- Dataset excerpt

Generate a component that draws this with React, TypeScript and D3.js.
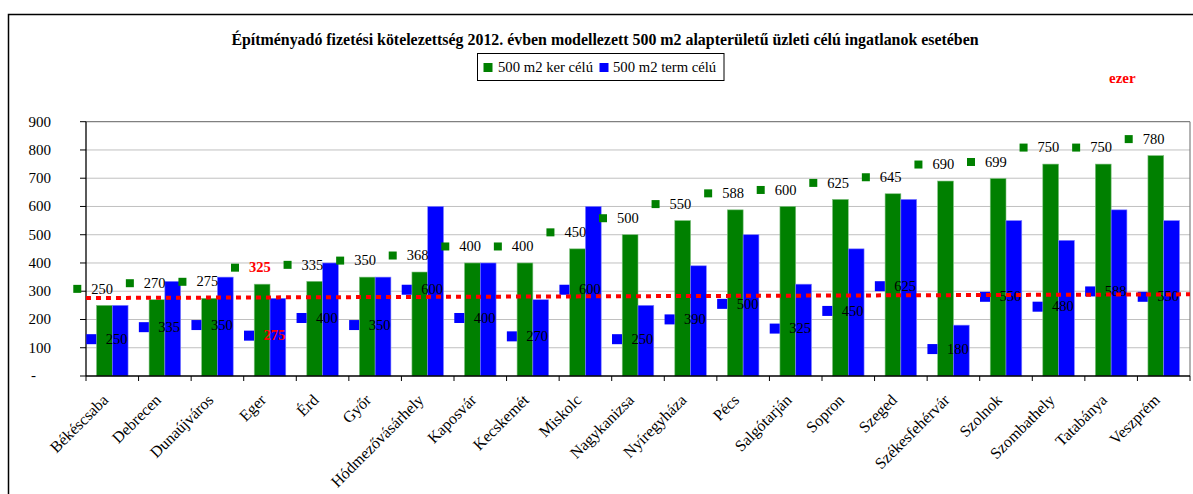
import React from "react";
import * as d3 from "d3";

const categories = [
  "Békéscsaba", "Debrecen", "Dunaújváros", "Eger", "Érd", "Győr", "Hódmezővásárhely",
  "Kaposvár", "Kecskemét", "Miskolc", "Nagykanizsa", "Nyíregyháza", "Pécs", "Salgótarján",
  "Sopron", "Szeged", "Székesfehérvár", "Szolnok", "Szombathely", "Tatabánya", "Veszprém",
];
const kerValues = [250, 270, 275, 325, 335, 350, 368, 400, 400, 450, 500, 550, 588, 600, 625, 645, 690, 699, 750, 750, 780];
const termValues = [250, 335, 350, 275, 400, 350, 600, 400, 270, 600, 250, 390, 500, 325, 450, 625, 180, 550, 480, 588, 550];
const highlightCategory = "Eger";
const trendValues = [276, 289];
const yTicks = [0, 100, 200, 300, 400, 500, 600, 700, 800, 900];
const seriesNames = ["500 m2 ker célú", "500 m2 term célú"];
const title = "Építményadó fizetési kötelezettség 2012. évben modellezett 500 m2 alapterületű üzleti célú ingatlanok esetében";
const unitLabel = "ezer";

const W = 1193, H = 494;
const plot = { left: 86, right: 1190, top: 121.7, bottom: 376 };
const GREEN = "#008000", BLUE = "#0000FF", RED = "#FF0000";
const FONT = "'Liberation Serif', 'DejaVu Serif', serif";

export default function App() {
  const x = d3.scaleBand<string>().domain(categories).range([plot.left, plot.right]).padding(0);
  const y = d3.scaleLinear().domain([0, 900]).range([plot.bottom, plot.top]);
  const bw = x.bandwidth() * 0.3;
  const center = (c: string) => (x(c) as number) + x.bandwidth() / 2;
  const trendLine = d3.line<number>()
    .x((_, i) => (i === 0 ? plot.left : plot.right))
    .y((v) => y(v));

  return (
    <svg width={W} height={H} style={{ position: "absolute", left: 0, top: 0, background: "#fff", fontFamily: FONT }}>
      <style>{`text { font-family: ${FONT}; }`}</style>
      <rect x={0} y={0} width={W} height={H} fill="#fff" />
      <rect x={8.5} y={14.5} width={W + 20} height={H + 20} fill="none" stroke="#000" strokeWidth={1.5} />
      <text x={605} y={45} textAnchor="middle" fontWeight="bold" fontSize={15.9}>{title}</text>

      {/* legend */}
      <g>
        <rect x={477.5} y={53.5} width={246.5} height={27} fill="#fff" stroke="#000" strokeWidth={1} />
        <rect x={483.5} y={63} width={9} height={9} fill={GREEN} />
        <text x={498} y={72} fontSize={14.7}>{seriesNames[0]}</text>
        <rect x={599.5} y={63} width={9} height={9} fill={BLUE} />
        <text x={613} y={72} fontSize={14.7}>{seriesNames[1]}</text>
      </g>
      <text x={1109} y={83} fill={RED} fontWeight="bold" fontSize={15}>{unitLabel}</text>

      {/* gridlines */}
      {yTicks.filter((t) => t > 0 && t < 900).map((t) => (
        <line key={t} x1={plot.left} x2={plot.right} y1={y(t)} y2={y(t)} stroke="#c0c0c0" strokeWidth={1} />
      ))}
      <line x1={plot.left} x2={plot.right} y1={y(900)} y2={y(900)} stroke="#808080" strokeWidth={1.2} />
      <line x1={plot.right} x2={plot.right} y1={plot.top} y2={plot.bottom} stroke="#808080" strokeWidth={1.2} />

      {/* y axis */}
      {yTicks.map((t) => (
        <g key={t}>
          <line x1={80} x2={plot.left} y1={y(t)} y2={y(t)} stroke="#000" />
          {t === 0 ? (
            <text x={31} y={y(t) + 4} fontSize={15}>-</text>
          ) : (
            <text x={51} y={y(t) + 5} fontSize={15} textAnchor="end">{t}</text>
          )}
        </g>
      ))}

      {/* bars */}
      {categories.map((c, i) => (
        <g key={c}>
          <rect x={center(c) - bw} y={y(kerValues[i])} width={bw} height={plot.bottom - y(kerValues[i])} fill={GREEN} stroke="#7fc07f" strokeWidth={0.6} />
          <rect x={center(c)} y={y(termValues[i])} width={bw} height={plot.bottom - y(termValues[i])} fill={BLUE} stroke="#8080ff" strokeWidth={0.6} />
        </g>
      ))}

      {/* axes lines */}
      <line x1={plot.left} x2={plot.left} y1={plot.top} y2={plot.bottom} stroke="#000" strokeWidth={1.3} />
      <line x1={plot.left} x2={plot.right} y1={plot.bottom} y2={plot.bottom} stroke="#000" strokeWidth={1.3} />
      {categories.concat([""]).map((c, i) => {
        const xx = plot.left + i * x.bandwidth();
        return <line key={"t" + i} x1={xx} x2={xx} y1={plot.bottom} y2={plot.bottom + 5} stroke="#000" />;
      })}

      {/* x labels */}
      {categories.map((c) => (
        <text key={c} transform={`translate(${center(c) - 3},${401}) rotate(-45)`} textAnchor="end" fontSize={16}>{c}</text>
      ))}

      {/* data labels */}
      {categories.map((c, i) => {
        const cx = center(c);
        const hl = c === highlightCategory;
        const gy = y(kerValues[i]) - 16.5;
        const by = (plot.bottom + y(termValues[i])) / 2 - 1.5;
        return (
          <g key={"l" + c}>
            <rect x={cx - 39} y={gy - 4} width={8} height={8} fill={GREEN} />
            <text x={cx - 21} y={gy + 4.7} fontSize={14.5} fill={hl ? RED : "#000"} fontWeight={hl ? "bold" : "normal"}>{kerValues[i]}</text>
            <rect x={cx - 26} y={by - 5} width={10} height={10} fill={BLUE} />
            <text x={cx - 6.5} y={by + 4.7} fontSize={14.5} fill={hl ? RED : "#000"} fontWeight={hl ? "bold" : "normal"}>{termValues[i]}</text>
          </g>
        );
      })}

      {/* trend line */}
      <path d={trendLine(trendValues) || ""} fill="none" stroke={RED} strokeWidth={4} strokeDasharray="5 5" />
    </svg>
  );
}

- Short task
Without the pictures, copy the material exactly as given.

- The solution
Generate a component that draws this with React, TypeScript and D3.js.
import React from "react";
import * as d3 from "d3";

const categories = [
  "Békéscsaba", "Debrecen", "Dunaújváros", "Eger", "Érd", "Győr", "Hódmezővásárhely",
  "Kaposvár", "Kecskemét", "Miskolc", "Nagykanizsa", "Nyíregyháza", "Pécs", "Salgótarján",
  "Sopron", "Szeged", "Székesfehérvár", "Szolnok", "Szombathely", "Tatabánya", "Veszprém",
];
const kerValues = [250, 270, 275, 325, 335, 350, 368, 400, 400, 450, 500, 550, 588, 600, 625, 645, 690, 699, 750, 750, 780];
const termValues = [250, 335, 350, 275, 400, 350, 600, 400, 270, 600, 250, 390, 500, 325, 450, 625, 180, 550, 480, 588, 550];
const highlightCategory = "Eger";
const trendValues = [276, 289];
const yTicks = [0, 100, 200, 300, 400, 500, 600, 700, 800, 900];
const seriesNames = ["500 m2 ker célú", "500 m2 term célú"];
const title = "Építményadó fizetési kötelezettség 2012. évben modellezett 500 m2 alapterületű üzleti célú ingatlanok esetében";
const unitLabel = "ezer";

const W = 1193, H = 494;
const plot = { left: 86, right: 1190, top: 121.7, bottom: 376 };
const GREEN = "#008000", BLUE = "#0000FF", RED = "#FF0000";
const FONT = "'Liberation Serif', 'DejaVu Serif', serif";

export default function App() {
  const x = d3.scaleBand<string>().domain(categories).range([plot.left, plot.right]).padding(0);
  const y = d3.scaleLinear().domain([0, 900]).range([plot.bottom, plot.top]);
  const bw = x.bandwidth() * 0.3;
  const center = (c: string) => (x(c) as number) + x.bandwidth() / 2;
  const trendLine = d3.line<number>()
    .x((_, i) => (i === 0 ? plot.left : plot.right))
    .y((v) => y(v));

  return (
    <svg width={W} height={H} style={{ position: "absolute", left: 0, top: 0, background: "#fff", fontFamily: FONT }}>
      <style>{`text { font-family: ${FONT}; }`}</style>
      <rect x={0} y={0} width={W} height={H} fill="#fff" />
      <rect x={8.5} y={14.5} width={W + 20} height={H + 20} fill="none" stroke="#000" strokeWidth={1.5} />
      <text x={605} y={45} textAnchor="middle" fontWeight="bold" fontSize={15.9}>{title}</text>

      {/* legend */}
      <g>
        <rect x={477.5} y={53.5} width={246.5} height={27} fill="#fff" stroke="#000" strokeWidth={1} />
        <rect x={483.5} y={63} width={9} height={9} fill={GREEN} />
        <text x={498} y={72} fontSize={14.7}>{seriesNames[0]}</text>
        <rect x={599.5} y={63} width={9} height={9} fill={BLUE} />
        <text x={613} y={72} fontSize={14.7}>{seriesNames[1]}</text>
      </g>
      <text x={1109} y={83} fill={RED} fontWeight="bold" fontSize={15}>{unitLabel}</text>

      {/* gridlines */}
      {yTicks.filter((t) => t > 0 && t < 900).map((t) => (
        <line key={t} x1={plot.left} x2={plot.right} y1={y(t)} y2={y(t)} stroke="#c0c0c0" strokeWidth={1} />
      ))}
      <line x1={plot.left} x2={plot.right} y1={y(900)} y2={y(900)} stroke="#808080" strokeWidth={1.2} />
      <line x1={plot.right} x2={plot.right} y1={plot.top} y2={plot.bottom} stroke="#808080" strokeWidth={1.2} />

      {/* y axis */}
      {yTicks.map((t) => (
        <g key={t}>
          <line x1={80} x2={plot.left} y1={y(t)} y2={y(t)} stroke="#000" />
          {t === 0 ? (
            <text x={31} y={y(t) + 4} fontSize={15}>-</text>
          ) : (
            <text x={51} y={y(t) + 5} fontSize={15} textAnchor="end">{t}</text>
          )}
        </g>
      ))}

      {/* bars */}
      {categories.map((c, i) => (
        <g key={c}>
          <rect x={center(c) - bw} y={y(kerValues[i])} width={bw} height={plot.bottom - y(kerValues[i])} fill={GREEN} stroke="#7fc07f" strokeWidth={0.6} />
          <rect x={center(c)} y={y(termValues[i])} width={bw} height={plot.bottom - y(termValues[i])} fill={BLUE} stroke="#8080ff" strokeWidth={0.6} />
        </g>
      ))}

      {/* axes lines */}
      <line x1={plot.left} x2={plot.left} y1={plot.top} y2={plot.bottom} stroke="#000" strokeWidth={1.3} />
      <line x1={plot.left} x2={plot.right} y1={plot.bottom} y2={plot.bottom} stroke="#000" strokeWidth={1.3} />
      {categories.concat([""]).map((c, i) => {
        const xx = plot.left + i * x.bandwidth();
        return <line key={"t" + i} x1={xx} x2={xx} y1={plot.bottom} y2={plot.bottom + 5} stroke="#000" />;
      })}

      {/* x labels */}
      {categories.map((c) => (
        <text key={c} transform={`translate(${center(c) - 3},${401}) rotate(-45)`} textAnchor="end" fontSize={16}>{c}</text>
      ))}

      {/* data labels */}
      {categories.map((c, i) => {
        const cx = center(c);
        const hl = c === highlightCategory;
        const gy = y(kerValues[i]) - 16.5;
        const by = (plot.bottom + y(termValues[i])) / 2 - 1.5;
        return (
          <g key={"l" + c}>
            <rect x={cx - 39} y={gy - 4} width={8} height={8} fill={GREEN} />
            <text x={cx - 21} y={gy + 4.7} fontSize={14.5} fill={hl ? RED : "#000"} fontWeight={hl ? "bold" : "normal"}>{kerValues[i]}</text>
            <rect x={cx - 26} y={by - 5} width={10} height={10} fill={BLUE} />
            <text x={cx - 6.5} y={by + 4.7} fontSize={14.5} fill={hl ? RED : "#000"} fontWeight={hl ? "bold" : "normal"}>{termValues[i]}</text>
          </g>
        );
      })}

      {/* trend line */}
      <path d={trendLine(trendValues) || ""} fill="none" stroke={RED} strokeWidth={4} strokeDasharray="5 5" />
    </svg>
  );
}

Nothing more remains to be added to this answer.